Crítica do Segundo Caderno de O Globo
(15/1/2014)
Crítica/ Irmãos de Sangue
A estética da Cia. Dos à Deux elimina a palavra, impondo o
corpo, através do gesto, como a essência da narrativa. O movimento ganha
dimensão poética e tensão dramática e se transforma na voz surda do desenho
gestual. As imagens são geradas pela ação física, projetando sentimentos e lembranças,
ampliando sons interiores em ressonâncias afetivas. Na construção desta
linguagem, a dupla André Curti e Arthur Ribeiro, responsável pela dramaturgia,
cenário, coreografia e direção, estabelece as características da arquitetura
cênica, solidamente integrada à sua construção técnica.
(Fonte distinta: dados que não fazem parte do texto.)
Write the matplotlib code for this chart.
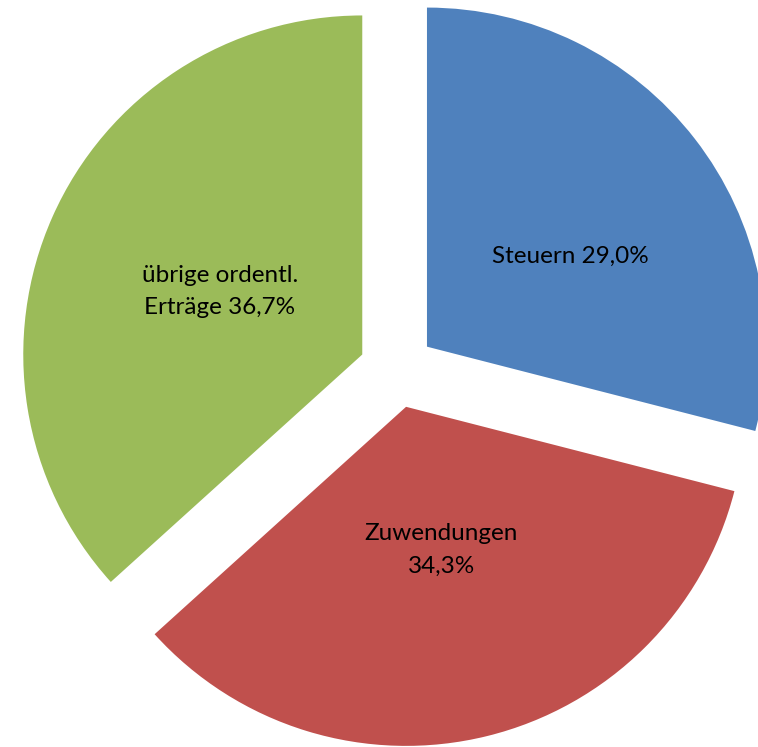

Na atual montagem, a
décima da companhia, criada na França, em 1998, o refinamento formal traduz com
clareza a abstração das emoções. Pela escolha de recursos, que não têm a função
ilustrativa de substituir com o visual a ausência da palavra, são selecionados
os quadros, capazes de interpretar a realidade da trama e alcançar a volubilidade
das relações familiares. “Irmãos de sangue”, para além das fissuras que se
abrem na convivência fraterna, trata da morte como deflagradora da memória, ruptura
de laços e recomposição do tempo. Os dois irmãos de sangue se reaproximam no
velório do pai, em hesitantes movimentos concêntricos até o abraço conciliador,
desencadeando recordações da infância, e desvendando outra morte, a de um
terceiro irmão. Neste percurso ao passado, regulado pela onipresença das
mortes, penetra-se nos jogos ingênuos e cruéis da meninice, na autoridade e indiferença
materna e no desalento dos desaparecimentos. Os fragmentos da memória compõem a
sequência de cenas, em que a trupe exibe variadas técnicas (manipulação de
bonecos, malabarismo e humor circense) integradas à cenográfica móvel
(gangorra, mesa giratória, armário-camarim) e à elasticidade do figurino
(paletós que se desfiam em cordões). A música de Fernando Mota, som balizador do
movimento, silencia quando os ruídos são produzidos nos corpos ou extraídos de
objetos banais como jarras, canecas e tampas plásticas. A iluminação de
Bertrand Perez e Arthur Ribeiro cria atmosfera sombreada e difusa, acentuando a
densidade onírica, transformando-se em solar nas evoluções dos atores ao
incorporarem saltimbancos. Os bonecos e marionetes, manipulados com habilidade
e integrados à inventiva cenografia (destaques para a mãe com o quadro do filho
morto, e o impactante cadáver do pai), complementam o visual pulsante, no qual
a figura e o movimento são quase um mesmo e único elemento. Além dos impecáveis
André Curti e Arthur Ribeiro, os eficientes Matias Chebel e Cécile Givernet participam
desta bem-sucedida e rigorosa encenação de um grupo em constante amadurecimento
e com dinâmico domínio dos seus meios expressivos.